This is going to sound crazy…well, crazier than usual, coming from me. I haven’t been in therapy (actual, real therapy with a doctor and insurance copays and everything) since I was nineteen. But there are times when life is really fucking me over, or my mother is especially driving me up the wall, when a glass of wine and a bitch session with my friends just doesn’t cut it. It’s times like these when I think about getting back into therapy, but the visit to my doctor to get a referral so my insurance will pay for it just seems like a lot of work.
It’s times like these that I have conversations with my imaginary therapist.
I’m not delusional. I don’t lay on the couch in my living room and create an entire person in my head sitting before me with a notepad and reading glasses asking, “So how do you feel about that?” It’s more of a metaphor.
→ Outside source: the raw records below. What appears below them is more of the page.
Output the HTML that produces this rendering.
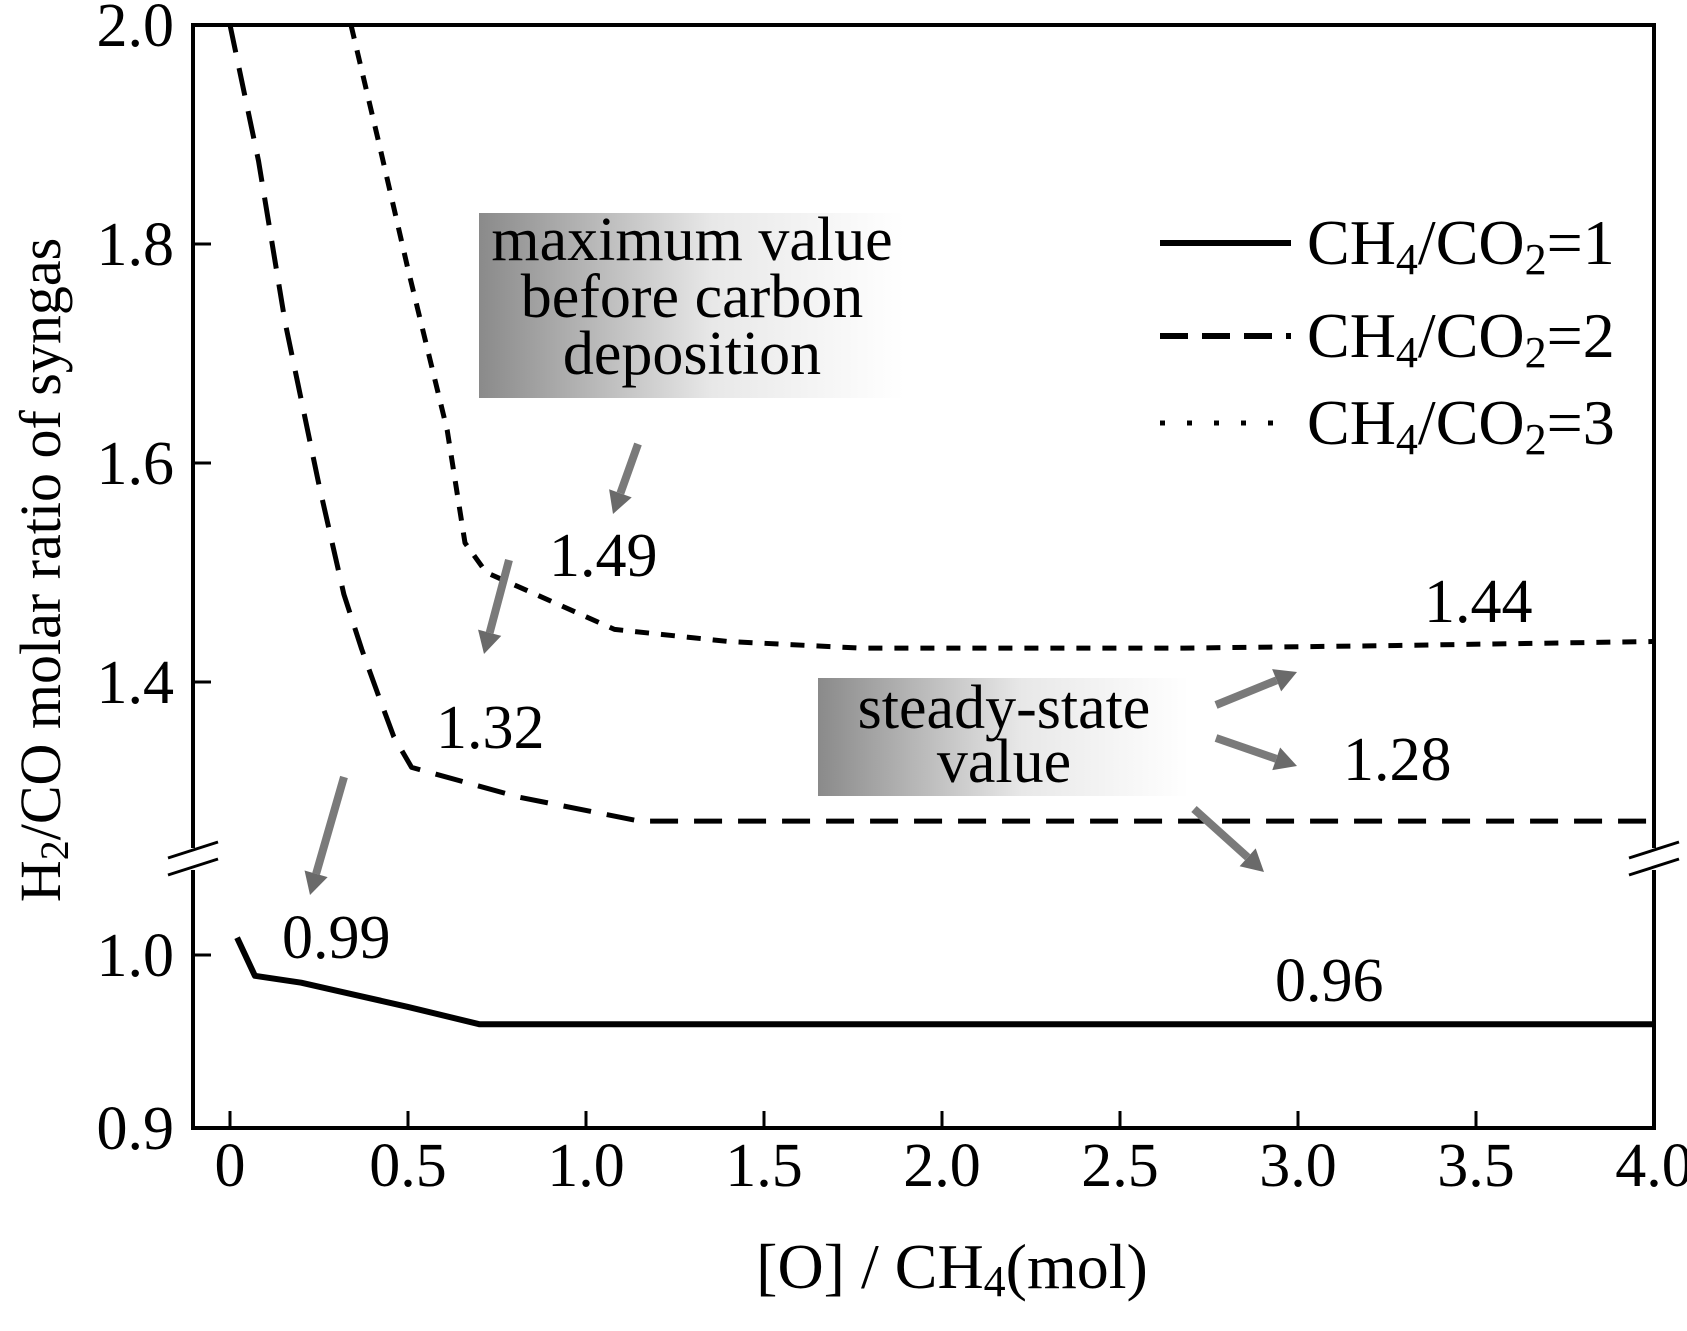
<!DOCTYPE html>
<html><head><meta charset="utf-8"><style>
html,body{margin:0;padding:0;background:#fff}
svg text{font-family:"Liberation Serif",serif;fill:#000}
</style></head><body>
<svg id="chart" width="1687" height="1326" viewBox="0 0 1687 1326" xmlns="http://www.w3.org/2000/svg">
<defs>
<linearGradient id="gbox" x1="0" x2="1" y1="0" y2="0"><stop offset="0" stop-color="#8a8a8a"/><stop offset="0.55" stop-color="#e8e8e8"/><stop offset="1" stop-color="#fff"/></linearGradient>
</defs>
<g id="annot">
<rect x="479" y="213" width="425" height="185" fill="url(#gbox)"/>
<text x="692" y="260" font-size="62" text-anchor="middle">maximum value</text>
<text x="692" y="317" font-size="62" text-anchor="middle">before carbon</text>
<text x="692" y="374" font-size="62" text-anchor="middle">deposition</text>
<rect x="818" y="678" width="371" height="118" fill="url(#gbox)"/>
<text x="1004" y="728" font-size="62" text-anchor="middle">steady-state</text>
<text x="1004" y="782" font-size="62" text-anchor="middle">value</text>
<text x="549" y="576" font-size="62">1.49</text>
<text x="436" y="748" font-size="62">1.32</text>
<text x="282" y="958" font-size="62">0.99</text>
<text x="1275" y="1001" font-size="62">0.96</text>
<text x="1424" y="622" font-size="62">1.44</text>
<text x="1343" y="780" font-size="62">1.28</text>
</g>
<g id="plot"></g>
<g id="axes"></g>
<g>
<line x1="1160" y1="243" x2="1291" y2="243" stroke="#000" stroke-width="6"/>
<line x1="1160" y1="336" x2="1291" y2="336" stroke="#000" stroke-width="6" stroke-dasharray="28 14"/>
<line x1="1160" y1="423" x2="1291" y2="423" stroke="#000" stroke-width="5" stroke-dasharray="5 22"/>
<text x="1307" y="264" font-size="64">CH<tspan font-size="44" dy="10">4</tspan><tspan dy="-10">/CO</tspan><tspan font-size="44" dy="10">2</tspan><tspan dy="-10">=1</tspan></text>
<text x="1307" y="357" font-size="64">CH<tspan font-size="44" dy="10">4</tspan><tspan dy="-10">/CO</tspan><tspan font-size="44" dy="10">2</tspan><tspan dy="-10">=2</tspan></text>
<text x="1307" y="444" font-size="64">CH<tspan font-size="44" dy="10">4</tspan><tspan dy="-10">/CO</tspan><tspan font-size="44" dy="10">2</tspan><tspan dy="-10">=3</tspan></text>
</g>
<text x="952" y="1288" font-size="64" text-anchor="middle">[O] / CH<tspan font-size="44" dy="8">4</tspan><tspan dy="-8">(mol)</tspan></text>
<text transform="translate(60,570) rotate(-90)" font-size="58" text-anchor="middle">H<tspan font-size="40" dy="8">2</tspan><tspan dy="-8">/CO  molar ratio of syngas</tspan></text>
</svg>
<script>
const xTicks=[0,0.5,1.0,1.5,2.0,2.5,3.0,3.5,4.0];
const xTickLabels=["0","0.5","1.0","1.5","2.0","2.5","3.0","3.5","4.0"];
const yTicksUpper=[2.0,1.8,1.6,1.4];
const yTicksLower=[1.0,0.9];
const yTickLabels={"2":"2.0","1.8":"1.8","1.6":"1.6","1.4":"1.4","1":"1.0","0.9":"0.9"};
const s1X=[0.02,0.07,0.2,0.35,0.5,0.7,1.0,2.0,3.0,4.0];
const s1Y=[1.010,0.988,0.984,0.977,0.970,0.960,0.960,0.960,0.960,0.960];
const s2X=[0.0,0.08,0.155,0.25,0.32,0.37,0.42,0.46,0.51,0.81,1.15,2.0,3.0,4.0];
const s2Y=[2.0,1.876,1.728,1.58,1.48,1.43,1.385,1.35,1.322,1.295,1.273,1.273,1.273,1.273];
const s3X=[0.34,0.42,0.50,0.61,0.66,0.72,0.81,1.08,1.4,1.77,2.68,3.2,4.0];
const s3Y=[2.0,1.89,1.777,1.63,1.527,1.50,1.487,1.448,1.437,1.431,1.431,1.433,1.437];
const NS="http://www.w3.org/2000/svg";
const L=193,R=1654,T=25,B=1128;
function xs(v){return 230+v*356;}
function ys(v){return v>=1.2?25+(2.0-v)*1095:955+(1.0-v)*1730;}
const plot=document.getElementById('plot');
const axes=document.getElementById('axes');
function mk(tag,attrs,parent){const e=document.createElementNS(NS,tag);for(const k in attrs)e.setAttribute(k,attrs[k]);parent.appendChild(e);return e;}
function series(xa,ya,w,dash,name){
 const d=xa.map((x,i)=>(i?'L':'M')+xs(x).toFixed(1)+' '+ys(ya[i]).toFixed(1)).join(' ');
 const p=mk('path',{d:d,fill:'none',stroke:'#000','stroke-width':w,'stroke-dasharray':dash,'stroke-linejoin':'round'},plot);
 
 
}
series(s1X,s1Y,6,'none','line-ratio-1');
series(s2X,s2Y,5,'28 16','line-ratio-2');
series(s3X,s3Y,5,'14 12','line-ratio-3');
const arrows=[[638,444,613,514],[509,560,484,654],[344,777,310,895],[1216,705,1297,672],[1216,738,1297,766],[1194,809,1264,872]];
arrows.forEach((a,i)=>{
 const [x1,y1,x2,y2]=a;const dx=x2-x1,dy=y2-y1,len=Math.hypot(dx,dy),ux=dx/len,uy=dy/len;
 const bx=x2-ux*22,by=y2-uy*22;
 const g=mk('g',{},plot);
 
 
 mk('line',{x1:x1,y1:y1,x2:bx,y2:by,stroke:'#7a7a7a','stroke-width':8},g);
 mk('polygon',{points:`${x2},${y2} ${bx-uy*12},${by+ux*12} ${bx+uy*12},${by-ux*12}`,fill:'#6a6a6a'},g);
});
const fr=mk('path',{d:`M${L} ${T} H${R} V${B} H${L} Z`,fill:'none',stroke:'#000','stroke-width':4},axes);


[[L,862],[R,862]].forEach(([bx,by])=>{
 mk('rect',{x:bx-4,y:by-14,width:8,height:22,fill:'#fff'},axes);
 const g=mk('g',{},axes);
 
 
 mk('line',{x1:bx-25,y1:by-4,x2:bx+25,y2:by-20,stroke:'#000','stroke-width':3},g);
 mk('line',{x1:bx-25,y1:by+13,x2:bx+25,y2:by-3,stroke:'#000','stroke-width':3},g);
});
xTicks.forEach((v,i)=>{
 const x=xs(v);
 if(i<xTicks.length-1){const t=mk('line',{x1:x,y1:B,x2:x,y2:B-17,stroke:'#000','stroke-width':3},axes);
 
 }
 const tx=mk('text',{x:x,y:1186,'font-size':62,'text-anchor':'middle'},axes);
 tx.textContent=xTickLabels[i];
 
 
});
yTicksUpper.concat(yTicksLower).forEach(v=>{
 const y=ys(v);
 if(v!==2.0&&v!==0.9){const t=mk('line',{x1:L,y1:y,x2:L+18,y2:y,stroke:'#000','stroke-width':3},axes);
 
 }
 const tx=mk('text',{x:174,y:y+21,'font-size':62,'text-anchor':'end'},axes);
 tx.textContent=yTickLabels[String(v)];
 
 
});
</script>
</body></html>
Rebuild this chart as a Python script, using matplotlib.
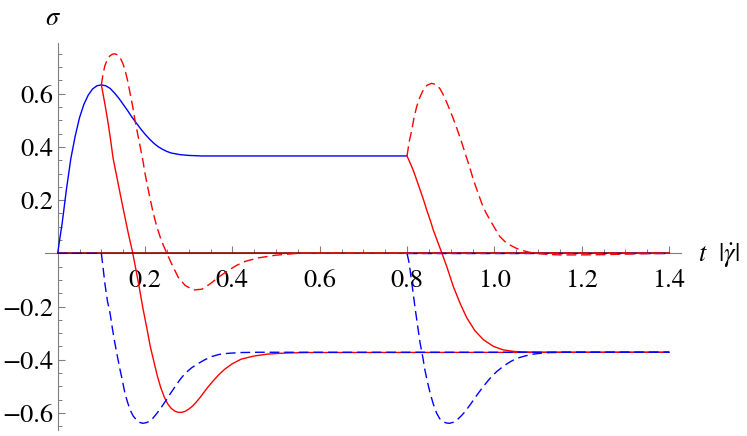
import matplotlib
matplotlib.use("Agg")
import matplotlib.pyplot as plt
import numpy as np
from matplotlib.ticker import FixedLocator

plt.rcParams['font.family'] = ['STIXGeneral', 'Liberation Serif', 'DejaVu Serif']
plt.rcParams['mathtext.fontset'] = 'stix'

# ---------------- data ----------------
blue_solid_t = [0, 0.005, 0.01, 0.02, 0.03, 0.04, 0.05, 0.06, 0.07, 0.08, 0.09, 0.1,
                0.11, 0.12, 0.13, 0.14, 0.15, 0.16, 0.17, 0.18, 0.19, 0.2, 0.21, 0.22,
                0.23, 0.24, 0.25, 0.26, 0.28, 0.30, 0.33, 0.38, 0.8]
blue_solid_s = [0, 0.057, 0.11, 0.24, 0.355, 0.44, 0.51, 0.56, 0.595, 0.618, 0.63, 0.633,
                0.63, 0.62, 0.603, 0.583, 0.56, 0.537, 0.512, 0.49, 0.468, 0.448, 0.43, 0.414,
                0.401, 0.391, 0.383, 0.377, 0.371, 0.368, 0.366, 0.366, 0.366]

red_solid1_t = [0.1, 0.104, 0.108, 0.112, 0.116, 0.121, 0.127, 0.134, 0.141, 0.148, 0.156,
                0.163, 0.171, 0.179, 0.187, 0.195, 0.204, 0.212, 0.22, 0.228, 0.236, 0.244,
                0.252, 0.26, 0.268, 0.276, 0.284, 0.292, 0.3, 0.309, 0.318, 0.327, 0.336,
                0.345, 0.357, 0.368, 0.383, 0.4, 0.42, 0.45, 0.48, 0.52, 0.57, 1.4]
red_solid1_s = [0.633, 0.598, 0.562, 0.524, 0.484, 0.428, 0.356, 0.299, 0.241, 0.184, 0.12,
                0.065, 0.008, -0.06, -0.13, -0.205, -0.28, -0.35, -0.405, -0.46, -0.505, -0.54,
                -0.566, -0.583, -0.593, -0.598, -0.598, -0.594, -0.586, -0.574, -0.558, -0.54, -0.52,
                -0.501, -0.478, -0.458, -0.435, -0.415, -0.398, -0.386, -0.379, -0.375, -0.373, -0.372]

red_dash1_t = [0.1, 0.104, 0.108, 0.114, 0.12, 0.126, 0.131, 0.137, 0.143, 0.149, 0.154,
               0.16, 0.166, 0.172, 0.177, 0.183, 0.189, 0.195, 0.2, 0.206, 0.211, 0.219,
               0.227, 0.235, 0.242, 0.25, 0.261, 0.276, 0.292, 0.311, 0.33, 0.349, 0.368,
               0.39, 0.41, 0.43, 0.46, 0.5, 0.55, 1.4]
red_dash1_s = [0.633, 0.675, 0.705, 0.73, 0.743, 0.749, 0.75, 0.746, 0.735, 0.715, 0.69,
               0.65, 0.6, 0.55, 0.5, 0.45, 0.4, 0.35, 0.3, 0.25, 0.21, 0.15,
               0.1, 0.06, 0.03, 0.0, -0.04, -0.09, -0.121, -0.138, -0.135, -0.115, -0.09,
               -0.065, -0.045, -0.03, -0.017, -0.007, 0.0, 0.0]

blue_dash1_t = [0, 0.1, 0.104, 0.108, 0.114, 0.12, 0.126, 0.131, 0.137, 0.143, 0.149, 0.154,
                0.16, 0.166, 0.173, 0.181, 0.188, 0.195, 0.202, 0.21, 0.218, 0.227, 0.236,
                0.246, 0.257, 0.269, 0.28, 0.292, 0.307, 0.322, 0.337, 0.353, 0.37, 0.39,
                0.42, 0.46, 0.55, 1.4]
blue_dash1_s = [0, 0, -0.055, -0.113, -0.18, -0.226, -0.29, -0.338, -0.39, -0.439, -0.485, -0.526,
                -0.56, -0.589, -0.612, -0.627, -0.636, -0.639, -0.637, -0.632, -0.62, -0.602, -0.582,
                -0.558, -0.53, -0.501, -0.475, -0.451, -0.43, -0.414, -0.4, -0.388, -0.38, -0.376,
                -0.373, -0.372, -0.372, -0.372]

red_solid2_t = [0.8, 0.807, 0.814, 0.822, 0.83, 0.838, 0.845, 0.853, 0.86, 0.87, 0.88, 0.891,
                0.906, 0.922, 0.937, 0.955, 0.975, 0.998, 1.02, 1.045, 1.07, 1.104, 1.4]
red_solid2_s = [0.366, 0.34, 0.313, 0.276, 0.238, 0.2, 0.163, 0.125, 0.088, 0.044, 0.0, -0.05,
                -0.125, -0.19, -0.243, -0.29, -0.325, -0.35, -0.363, -0.369, -0.371, -0.372, -0.372]

red_dash2_t = [0.8, 0.805, 0.811, 0.816, 0.822, 0.829, 0.837, 0.846, 0.856, 0.865, 0.875, 0.885,
               0.895, 0.905, 0.914, 0.924, 0.933, 0.943, 0.952, 0.962, 0.971, 0.98, 0.99, 1.0,
               1.013, 1.025, 1.036, 1.05, 1.066, 1.08, 1.097, 1.12, 1.15, 1.2, 1.25, 1.3, 1.35, 1.4]
red_dash2_s = [0.366, 0.42, 0.464, 0.51, 0.551, 0.585, 0.614, 0.632, 0.639, 0.635, 0.62, 0.59,
               0.551, 0.51, 0.47, 0.423, 0.376, 0.326, 0.276, 0.23, 0.188, 0.155, 0.125, 0.097,
               0.062, 0.043, 0.031, 0.019, 0.01, 0.004, 0.0, -0.004, -0.006, -0.006, -0.005, -0.003, -0.001, 0.0]

blue_dash2_t = [0.8, 0.804, 0.807, 0.812, 0.818, 0.824, 0.83, 0.836, 0.841, 0.847, 0.853, 0.86,
                0.868, 0.875, 0.883, 0.89, 0.898, 0.906, 0.914, 0.923, 0.933, 0.946, 0.96, 0.975,
                0.99, 1.005, 1.021, 1.036, 1.051, 1.07, 1.089, 1.11, 1.128, 1.17, 1.4]
blue_dash2_s = [0, -0.03, -0.063, -0.125, -0.2, -0.27, -0.338, -0.39, -0.439, -0.485, -0.526, -0.566,
                -0.602, -0.622, -0.633, -0.638, -0.639, -0.635, -0.627, -0.613, -0.595, -0.566, -0.533, -0.5,
                -0.47, -0.445, -0.424, -0.408, -0.395, -0.386, -0.379, -0.375, -0.373, -0.372, -0.372]

zero_t = [0, 1.4]
zero_s = [0, 0]
blue_zero_t = [0.8, 1.4]
blue_zero_s = [0, 0]

xticks = [0.2, 0.4, 0.6, 0.8, 1.0, 1.2, 1.4]
xticklabels = ["0.2", "0.4", "0.6", "0.8", "1.0", "1.2", "1.4"]
yticks = [-0.6, -0.4, -0.2, 0.2, 0.4, 0.6]
yticklabels = ["\u22120.6", "\u22120.4", "\u22120.2", "0.2", "0.4", "0.6"]

# ---------------- figure ----------------
fig = plt.figure(figsize=(7.47, 4.36), dpi=100)
ax = fig.add_axes([0, 0, 1, 1])
ax.set_xlim(-0.1321, 1.5785)
ax.set_ylim(-0.6868, 0.9523)
ax.patch.set_visible(False)

RED = '#ff0000'
BLUE = '#0000ff'
DR = '#9a0000'
lw = 1.0
dash = (0, (7, 3.5))

ax.plot(blue_solid_t, blue_solid_s, color=BLUE, lw=lw, zorder=3)
ax.plot(red_solid1_t, red_solid1_s, color=RED, lw=lw, zorder=3)
ax.plot(red_solid2_t, red_solid2_s, color=RED, lw=lw, zorder=3)
ax.plot(zero_t, zero_s, color=DR, lw=1.2, zorder=3)
ax.plot(blue_dash1_t, blue_dash1_s, color=BLUE, lw=lw, ls=dash, zorder=4)
ax.plot(blue_dash2_t, blue_dash2_s, color=BLUE, lw=lw, ls=dash, zorder=4)
ax.plot(blue_zero_t, blue_zero_s, color=BLUE, lw=lw, ls=dash, zorder=4)
ax.plot(red_dash1_t, red_dash1_s, color=RED, lw=lw, ls=dash, zorder=5)
ax.plot(red_dash2_t, red_dash2_s, color=RED, lw=lw, ls=dash, zorder=5)

# axes through the origin
for s in ['top', 'right']:
    ax.spines[s].set_visible(False)
ax.spines['left'].set_position(('data', 0))
ax.spines['bottom'].set_position(('data', 0))
ax.spines['left'].set_bounds(-0.665, 0.792)
ax.spines['bottom'].set_bounds(-0.029, 1.428)
gray = '#7f7f7f'
for s in ['left', 'bottom']:
    ax.spines[s].set_color(gray)
    ax.spines[s].set_linewidth(0.8)
    ax.spines[s].set_zorder(2)

ax.set_xticks(xticks)
ax.set_xticklabels(xticklabels)
ax.set_yticks(yticks)
ax.set_yticklabels(yticklabels)
ax.xaxis.set_minor_locator(FixedLocator(np.round(np.arange(0.05, 1.401, 0.05), 3)))
ax.yaxis.set_minor_locator(FixedLocator(np.round(np.arange(-0.65, 0.751, 0.05), 3)))
ax.tick_params(which='major', direction='in', length=5, width=0.8, color=gray,
               labelsize=19, labelcolor='black')
ax.tick_params(which='minor', direction='in', length=3, width=0.7, color=gray)
ax.tick_params(axis='x', which='major', pad=11)
ax.tick_params(axis='y', which='major', pad=3)

ax.text(53 / 747, 1 - 19 / 436, r"$\sigma$", transform=ax.transAxes,
        fontsize=19, ha='center', va='center')
ax.text(698 / 747, 1 - 256 / 436, r"$t\ \ |\dot{\gamma}|$", transform=ax.transAxes,
        fontsize=19, ha='left', va='center')

fig.savefig("out.png", dpi=100)
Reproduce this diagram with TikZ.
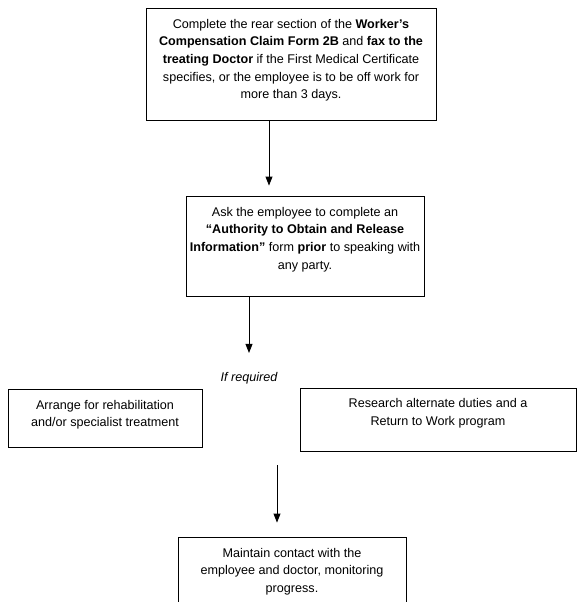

And about ninety percent of these discussions actually take place when I’m driving, which I’m sure has gotten me more than a few strange looks whilst stuck in traffic.
I simply sit in my car and talk through it—talk out whatever it is that’s bothering me aloud. (Yes, I talk to myself. At least I have the balls to admit it. And no one but me ever answers, so I think I’m good.) There is just something about saying it out loud even when no one else is going to hear it that is so cathartic. And when I get to a point where I’m stuck, where I don’t have the answers and I’m still angry or sad or upset, I ask myself WWTS—What Would a Therapist Say?
Sometimes it’s the old cliché: why do I feel this way? It pisses me off even when I’m the one asking it, but sometimes that’s the question that needs answering. More often, it’s things like, why does this bother me so much? Why does it matter? Why can’t I say this to so-and-so? Do I really need to say this to them; will it do any good or just cause harm to our relationship? And sometimes, it’s not even a question. I think about the things my real-life therapist used to say: that what I feel is valid simply because I feel it. That no one’s opinion on my life is more important than my own. That parents are just as flawed as their children; that it is our flaws that make us human.
It doesn’t always fix anything, but it makes me feel better. It helps me organize my thoughts and feelings a little more clearly. And unlike speaking to a real therapist, I can say the same thing over and over, as many times as I need to, until it makes sense to me, without worrying about how I sound or if I’m boring or coming across as an incredible narcissist.
I’m not saying there’s no need for real therapists; I wouldn’t be able to make heads or tails of any of this if it weren’t for my own history in therapy. And there are things I may never be able to resolve on my own, things that keep coming up in these little imaginary therapy sessions over and over again. But I am reminded again of things my real therapist used to say, in regard to whether or not I needed to stay in therapy. He said I was a smart kid, that the tools he’d given me and the strategies he’d taught me would get me through a lot. That if I needed to get back into it, I’d know when it was time.
For now, my imaginary therapist and I are getting through just fine.
P.S. I have decided that if I were going to personify my imaginary therapist, he would TOTALLY be Sir Ian McKellen. Not as Gandalf, just as himself.
P.P.S. Maybe Gandalf on special occasions…If you need me, I’ll be going with these nice gentlemen in the white coats now.